STATED EXERCISE.
Filter the entries, keeping every line with the word "this".
______________________________
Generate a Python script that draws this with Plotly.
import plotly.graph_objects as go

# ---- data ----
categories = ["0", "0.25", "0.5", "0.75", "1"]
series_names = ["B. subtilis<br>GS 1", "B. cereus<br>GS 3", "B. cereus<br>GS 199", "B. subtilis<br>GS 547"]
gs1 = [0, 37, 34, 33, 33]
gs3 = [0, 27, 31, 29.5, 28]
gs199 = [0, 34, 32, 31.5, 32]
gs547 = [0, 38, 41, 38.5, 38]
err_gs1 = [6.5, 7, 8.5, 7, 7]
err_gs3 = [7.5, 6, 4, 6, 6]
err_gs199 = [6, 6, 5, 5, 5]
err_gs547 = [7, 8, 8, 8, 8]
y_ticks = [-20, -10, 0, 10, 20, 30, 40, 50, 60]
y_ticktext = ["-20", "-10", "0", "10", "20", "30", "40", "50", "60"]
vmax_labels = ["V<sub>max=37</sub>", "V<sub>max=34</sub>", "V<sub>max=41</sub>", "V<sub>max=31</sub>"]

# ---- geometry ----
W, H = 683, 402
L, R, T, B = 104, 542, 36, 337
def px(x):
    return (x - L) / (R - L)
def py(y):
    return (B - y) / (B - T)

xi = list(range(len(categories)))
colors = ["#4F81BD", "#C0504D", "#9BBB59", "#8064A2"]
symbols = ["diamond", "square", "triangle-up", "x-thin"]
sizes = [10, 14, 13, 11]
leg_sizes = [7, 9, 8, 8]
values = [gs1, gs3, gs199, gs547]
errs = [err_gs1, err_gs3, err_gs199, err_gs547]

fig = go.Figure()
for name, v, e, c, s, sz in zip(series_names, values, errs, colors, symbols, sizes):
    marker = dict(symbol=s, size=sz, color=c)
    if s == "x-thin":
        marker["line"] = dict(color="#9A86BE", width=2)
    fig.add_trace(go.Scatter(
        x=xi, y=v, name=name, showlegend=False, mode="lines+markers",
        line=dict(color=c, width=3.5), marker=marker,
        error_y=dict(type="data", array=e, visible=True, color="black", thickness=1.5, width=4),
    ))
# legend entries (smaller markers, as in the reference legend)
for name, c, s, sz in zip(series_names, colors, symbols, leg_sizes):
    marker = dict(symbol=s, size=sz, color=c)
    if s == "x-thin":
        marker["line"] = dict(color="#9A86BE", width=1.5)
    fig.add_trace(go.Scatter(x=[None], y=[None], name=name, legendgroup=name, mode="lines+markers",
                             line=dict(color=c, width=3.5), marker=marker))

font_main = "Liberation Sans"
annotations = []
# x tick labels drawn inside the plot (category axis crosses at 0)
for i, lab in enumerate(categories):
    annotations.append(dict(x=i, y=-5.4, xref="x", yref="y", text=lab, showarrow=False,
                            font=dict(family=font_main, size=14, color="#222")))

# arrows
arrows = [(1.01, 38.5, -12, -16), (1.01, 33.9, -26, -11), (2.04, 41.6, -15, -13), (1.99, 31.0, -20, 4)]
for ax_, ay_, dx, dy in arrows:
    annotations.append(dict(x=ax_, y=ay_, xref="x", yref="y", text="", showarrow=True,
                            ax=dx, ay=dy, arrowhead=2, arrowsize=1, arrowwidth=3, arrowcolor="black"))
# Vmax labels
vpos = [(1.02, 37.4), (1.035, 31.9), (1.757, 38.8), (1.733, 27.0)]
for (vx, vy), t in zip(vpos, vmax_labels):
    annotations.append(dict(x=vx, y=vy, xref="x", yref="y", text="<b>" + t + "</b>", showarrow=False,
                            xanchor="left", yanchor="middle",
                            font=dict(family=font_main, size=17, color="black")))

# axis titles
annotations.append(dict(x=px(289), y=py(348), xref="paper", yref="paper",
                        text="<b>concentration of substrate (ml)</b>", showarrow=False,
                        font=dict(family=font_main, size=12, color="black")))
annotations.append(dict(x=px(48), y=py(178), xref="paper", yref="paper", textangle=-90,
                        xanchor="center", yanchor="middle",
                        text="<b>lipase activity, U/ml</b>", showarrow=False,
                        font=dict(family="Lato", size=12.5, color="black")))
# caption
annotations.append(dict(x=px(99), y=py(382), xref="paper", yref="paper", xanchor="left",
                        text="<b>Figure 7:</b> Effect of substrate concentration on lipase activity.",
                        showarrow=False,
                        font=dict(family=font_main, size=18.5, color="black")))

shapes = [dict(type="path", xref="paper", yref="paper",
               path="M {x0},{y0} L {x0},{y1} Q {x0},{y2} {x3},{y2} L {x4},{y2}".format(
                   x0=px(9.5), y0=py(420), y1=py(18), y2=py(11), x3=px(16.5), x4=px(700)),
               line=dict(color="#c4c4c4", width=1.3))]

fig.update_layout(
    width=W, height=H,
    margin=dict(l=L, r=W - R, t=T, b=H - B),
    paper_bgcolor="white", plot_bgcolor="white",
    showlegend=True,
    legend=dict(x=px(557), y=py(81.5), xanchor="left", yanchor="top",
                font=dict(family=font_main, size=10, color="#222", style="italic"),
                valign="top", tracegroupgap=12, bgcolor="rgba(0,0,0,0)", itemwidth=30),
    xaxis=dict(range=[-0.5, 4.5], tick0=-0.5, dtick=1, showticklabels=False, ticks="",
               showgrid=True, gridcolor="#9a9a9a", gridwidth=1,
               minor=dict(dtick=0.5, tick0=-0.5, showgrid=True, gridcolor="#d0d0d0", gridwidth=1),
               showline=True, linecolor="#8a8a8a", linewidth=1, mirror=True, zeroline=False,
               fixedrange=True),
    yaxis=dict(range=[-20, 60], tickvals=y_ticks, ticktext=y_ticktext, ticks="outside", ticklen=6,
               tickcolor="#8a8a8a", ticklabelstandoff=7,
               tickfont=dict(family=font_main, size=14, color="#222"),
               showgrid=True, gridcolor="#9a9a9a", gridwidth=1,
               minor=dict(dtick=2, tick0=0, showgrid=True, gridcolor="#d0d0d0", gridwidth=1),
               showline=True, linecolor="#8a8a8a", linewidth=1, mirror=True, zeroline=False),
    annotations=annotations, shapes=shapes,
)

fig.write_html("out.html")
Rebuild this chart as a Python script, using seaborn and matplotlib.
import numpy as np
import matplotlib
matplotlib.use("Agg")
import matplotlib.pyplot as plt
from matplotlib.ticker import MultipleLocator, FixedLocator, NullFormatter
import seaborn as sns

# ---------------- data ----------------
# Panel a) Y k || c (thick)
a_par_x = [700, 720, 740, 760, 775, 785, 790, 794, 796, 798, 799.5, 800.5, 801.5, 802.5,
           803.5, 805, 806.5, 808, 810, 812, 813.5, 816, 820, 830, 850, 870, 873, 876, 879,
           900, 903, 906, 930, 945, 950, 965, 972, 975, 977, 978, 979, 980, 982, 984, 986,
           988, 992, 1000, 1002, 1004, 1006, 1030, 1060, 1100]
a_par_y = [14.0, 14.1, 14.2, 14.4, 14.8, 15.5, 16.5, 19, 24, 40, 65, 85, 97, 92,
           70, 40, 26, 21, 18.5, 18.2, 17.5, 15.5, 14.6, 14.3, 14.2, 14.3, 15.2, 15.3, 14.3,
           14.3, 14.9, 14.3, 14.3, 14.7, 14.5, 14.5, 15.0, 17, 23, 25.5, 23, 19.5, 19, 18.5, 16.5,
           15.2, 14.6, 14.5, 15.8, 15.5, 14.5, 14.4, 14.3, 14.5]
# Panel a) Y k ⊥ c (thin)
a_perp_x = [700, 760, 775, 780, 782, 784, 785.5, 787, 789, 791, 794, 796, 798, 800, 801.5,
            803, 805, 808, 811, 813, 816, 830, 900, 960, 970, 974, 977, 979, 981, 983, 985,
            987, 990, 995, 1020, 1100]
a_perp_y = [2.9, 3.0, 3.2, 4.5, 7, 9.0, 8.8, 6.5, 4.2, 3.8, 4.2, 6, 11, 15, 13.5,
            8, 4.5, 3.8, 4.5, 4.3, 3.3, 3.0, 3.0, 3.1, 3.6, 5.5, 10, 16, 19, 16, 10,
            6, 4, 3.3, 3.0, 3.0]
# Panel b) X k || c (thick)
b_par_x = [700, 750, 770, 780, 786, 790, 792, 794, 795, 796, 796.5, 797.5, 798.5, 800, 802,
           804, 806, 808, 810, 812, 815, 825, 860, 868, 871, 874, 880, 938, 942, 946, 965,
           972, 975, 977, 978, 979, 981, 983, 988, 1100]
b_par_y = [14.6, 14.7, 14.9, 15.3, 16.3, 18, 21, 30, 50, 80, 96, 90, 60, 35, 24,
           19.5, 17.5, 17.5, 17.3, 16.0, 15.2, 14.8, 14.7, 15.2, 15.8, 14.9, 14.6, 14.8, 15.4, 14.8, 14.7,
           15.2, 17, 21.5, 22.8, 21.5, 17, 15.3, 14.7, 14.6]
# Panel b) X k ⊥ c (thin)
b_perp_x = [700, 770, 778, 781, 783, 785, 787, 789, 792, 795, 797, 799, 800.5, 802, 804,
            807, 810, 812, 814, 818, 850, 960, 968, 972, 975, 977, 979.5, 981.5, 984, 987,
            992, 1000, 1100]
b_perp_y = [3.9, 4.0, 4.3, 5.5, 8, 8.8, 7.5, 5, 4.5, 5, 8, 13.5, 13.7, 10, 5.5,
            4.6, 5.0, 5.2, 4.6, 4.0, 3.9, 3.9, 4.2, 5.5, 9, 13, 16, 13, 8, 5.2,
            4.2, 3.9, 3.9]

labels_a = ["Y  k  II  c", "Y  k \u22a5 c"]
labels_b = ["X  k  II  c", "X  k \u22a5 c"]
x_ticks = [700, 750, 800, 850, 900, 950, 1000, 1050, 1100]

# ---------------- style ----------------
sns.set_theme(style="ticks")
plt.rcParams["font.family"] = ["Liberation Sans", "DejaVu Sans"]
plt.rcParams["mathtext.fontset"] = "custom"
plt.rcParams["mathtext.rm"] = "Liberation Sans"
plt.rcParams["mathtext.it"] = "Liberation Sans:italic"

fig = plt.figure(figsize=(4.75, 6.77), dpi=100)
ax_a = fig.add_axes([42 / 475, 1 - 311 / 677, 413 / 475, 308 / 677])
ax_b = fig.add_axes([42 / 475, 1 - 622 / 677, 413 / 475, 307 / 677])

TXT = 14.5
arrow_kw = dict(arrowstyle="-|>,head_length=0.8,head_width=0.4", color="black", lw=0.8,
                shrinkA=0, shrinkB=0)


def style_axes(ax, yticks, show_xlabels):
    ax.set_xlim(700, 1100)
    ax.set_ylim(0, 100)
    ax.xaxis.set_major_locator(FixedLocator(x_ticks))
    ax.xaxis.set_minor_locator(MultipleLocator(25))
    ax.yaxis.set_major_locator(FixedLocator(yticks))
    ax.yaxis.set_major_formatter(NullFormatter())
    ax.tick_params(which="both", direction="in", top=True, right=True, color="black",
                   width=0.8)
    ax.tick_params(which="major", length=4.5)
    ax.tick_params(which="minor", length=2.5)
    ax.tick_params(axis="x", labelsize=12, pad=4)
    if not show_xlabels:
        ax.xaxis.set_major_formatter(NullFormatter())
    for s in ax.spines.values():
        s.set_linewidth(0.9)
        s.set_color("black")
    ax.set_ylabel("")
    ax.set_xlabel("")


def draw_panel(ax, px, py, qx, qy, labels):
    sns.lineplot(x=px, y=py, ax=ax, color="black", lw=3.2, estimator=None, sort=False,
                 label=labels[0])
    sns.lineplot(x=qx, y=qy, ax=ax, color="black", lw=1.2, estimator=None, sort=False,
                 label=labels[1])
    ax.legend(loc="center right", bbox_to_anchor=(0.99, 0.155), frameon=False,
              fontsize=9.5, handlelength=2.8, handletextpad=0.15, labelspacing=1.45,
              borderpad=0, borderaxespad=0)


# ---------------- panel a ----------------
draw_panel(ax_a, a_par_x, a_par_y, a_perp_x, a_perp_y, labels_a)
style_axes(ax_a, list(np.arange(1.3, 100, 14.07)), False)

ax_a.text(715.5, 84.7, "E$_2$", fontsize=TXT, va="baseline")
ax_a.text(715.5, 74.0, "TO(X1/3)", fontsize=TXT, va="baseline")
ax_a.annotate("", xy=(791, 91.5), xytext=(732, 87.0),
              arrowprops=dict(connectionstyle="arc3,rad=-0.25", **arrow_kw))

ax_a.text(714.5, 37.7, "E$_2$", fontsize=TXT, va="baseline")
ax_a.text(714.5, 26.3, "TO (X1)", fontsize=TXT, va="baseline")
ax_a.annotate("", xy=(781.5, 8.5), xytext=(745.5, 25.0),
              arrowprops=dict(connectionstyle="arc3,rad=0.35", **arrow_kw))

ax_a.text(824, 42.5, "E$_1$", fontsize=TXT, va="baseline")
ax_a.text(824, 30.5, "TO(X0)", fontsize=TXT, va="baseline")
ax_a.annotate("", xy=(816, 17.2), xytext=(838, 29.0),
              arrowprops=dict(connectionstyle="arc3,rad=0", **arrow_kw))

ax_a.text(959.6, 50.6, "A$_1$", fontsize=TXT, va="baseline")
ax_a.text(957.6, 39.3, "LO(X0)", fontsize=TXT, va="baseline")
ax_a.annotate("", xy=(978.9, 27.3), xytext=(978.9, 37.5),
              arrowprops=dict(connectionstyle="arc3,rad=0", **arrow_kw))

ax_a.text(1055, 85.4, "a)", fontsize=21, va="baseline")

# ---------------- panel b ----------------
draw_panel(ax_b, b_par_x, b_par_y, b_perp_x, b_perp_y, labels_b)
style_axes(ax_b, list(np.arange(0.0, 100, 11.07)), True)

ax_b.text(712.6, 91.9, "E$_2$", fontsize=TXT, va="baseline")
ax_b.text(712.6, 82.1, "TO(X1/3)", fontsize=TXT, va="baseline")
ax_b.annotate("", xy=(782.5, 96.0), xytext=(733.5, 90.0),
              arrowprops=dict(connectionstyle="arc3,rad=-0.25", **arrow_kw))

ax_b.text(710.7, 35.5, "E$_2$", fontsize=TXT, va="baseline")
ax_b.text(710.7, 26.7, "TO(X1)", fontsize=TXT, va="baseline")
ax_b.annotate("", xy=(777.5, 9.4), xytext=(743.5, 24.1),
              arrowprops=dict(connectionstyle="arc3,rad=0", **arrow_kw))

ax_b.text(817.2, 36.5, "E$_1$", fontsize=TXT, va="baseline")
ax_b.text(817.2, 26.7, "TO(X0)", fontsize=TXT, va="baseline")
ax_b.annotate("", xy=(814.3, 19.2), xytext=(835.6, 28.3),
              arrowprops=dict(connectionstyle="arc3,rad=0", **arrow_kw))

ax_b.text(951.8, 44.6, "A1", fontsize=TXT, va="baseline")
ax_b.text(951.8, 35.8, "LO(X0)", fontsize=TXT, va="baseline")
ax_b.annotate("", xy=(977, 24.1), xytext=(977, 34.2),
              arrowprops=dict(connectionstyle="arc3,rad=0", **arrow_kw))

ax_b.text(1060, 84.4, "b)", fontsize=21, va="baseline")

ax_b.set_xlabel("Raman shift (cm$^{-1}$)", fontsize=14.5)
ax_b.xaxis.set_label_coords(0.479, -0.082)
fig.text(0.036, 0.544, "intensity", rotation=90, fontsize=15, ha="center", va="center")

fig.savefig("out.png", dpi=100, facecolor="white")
______________________________
THE ANSWER.
Generate a Python script that draws this with Plotly.
Rebuild this chart as a Python script, using seaborn and matplotlib.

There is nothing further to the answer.